Lawyers for the Legal Services Regulatory Authority, which was set up under the Act, the Kings Inn, and the plaintiffs in the case being brought against Ms Houston's potential clients, disagreed she was entitled to directly represent.
The law as it stands does not permit direct access and the rules of the superior courts did not authorise it, they argued.
They also said access was a matter which was covered during a recent public consultation process by the Regulatory Authority and on which a report has yet to issue.
It was further argued that as part of being admitted to the degree of barrister-at-law in July 2008, Ms Houston signed a declaration to the Benchers of the Honourable Society of Kings Inn that she would comply with the rules and regulations of the Bar Council.
They provide a barrister may not act in contentious litigation except on the instructions of a solicitor.
Mr Justice Gilligan, is rejecting Ms Houston's application, said it was clear to the court the Oireachtas intended, in passing the 2015 Act, that professional codes applicable to barristers should continue to apply "unless and until replaced or revised by regulatory action of the Authority".

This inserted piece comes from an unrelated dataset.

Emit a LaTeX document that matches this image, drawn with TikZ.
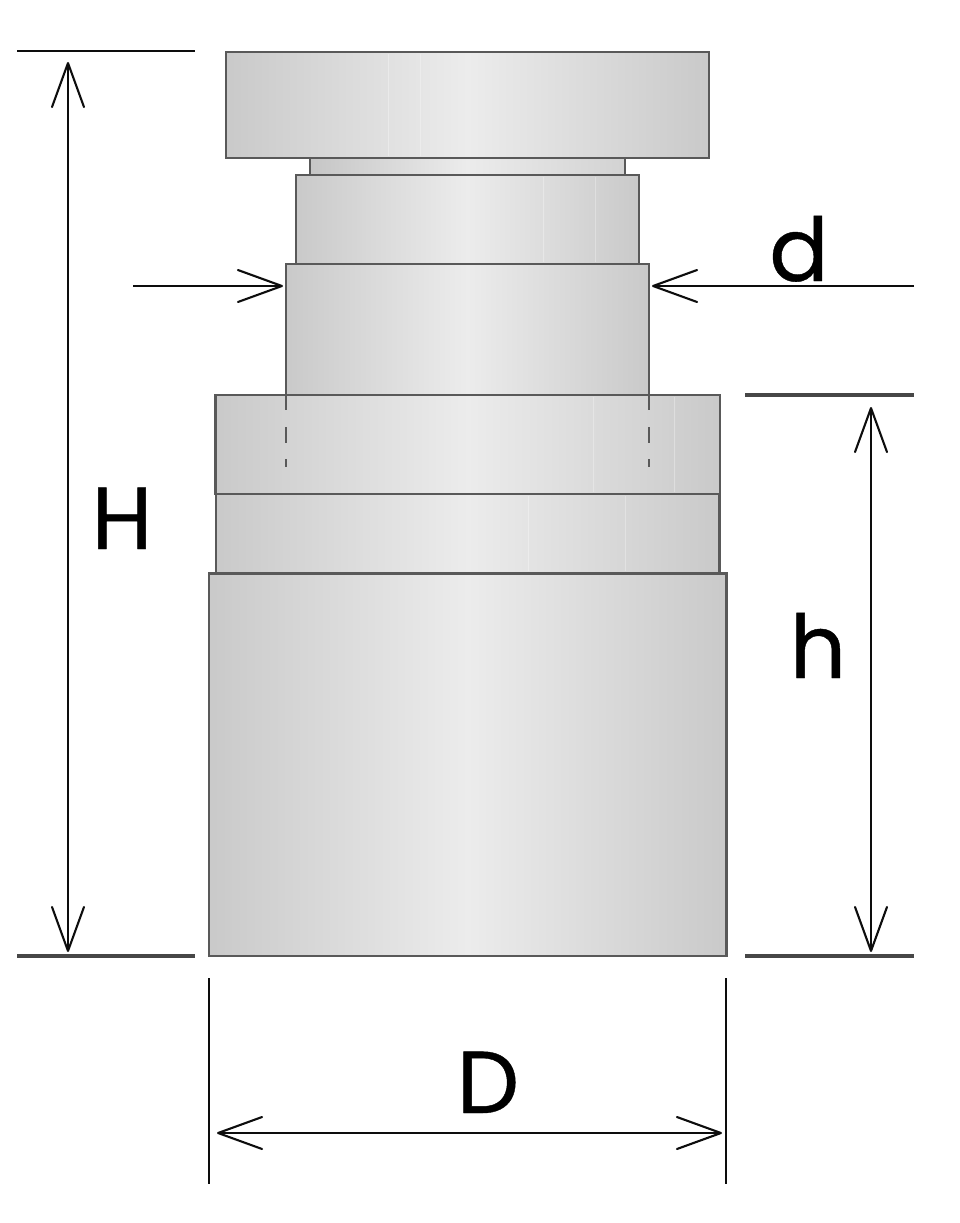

He also found the rules of the superior courts do no permit a party to defend an action by counsel alone.
As the rules are secondary legislation, and have the force of law, jurisdiction vested in the court regarding practice and procedure must be exercised in accordance with those rules, he said.
There was no basis for the court to consider, in exercising its discretion, to issue a direction that would enable the defendants in this case, to be represented by a barrister who is not instructed by a solicitor, he said.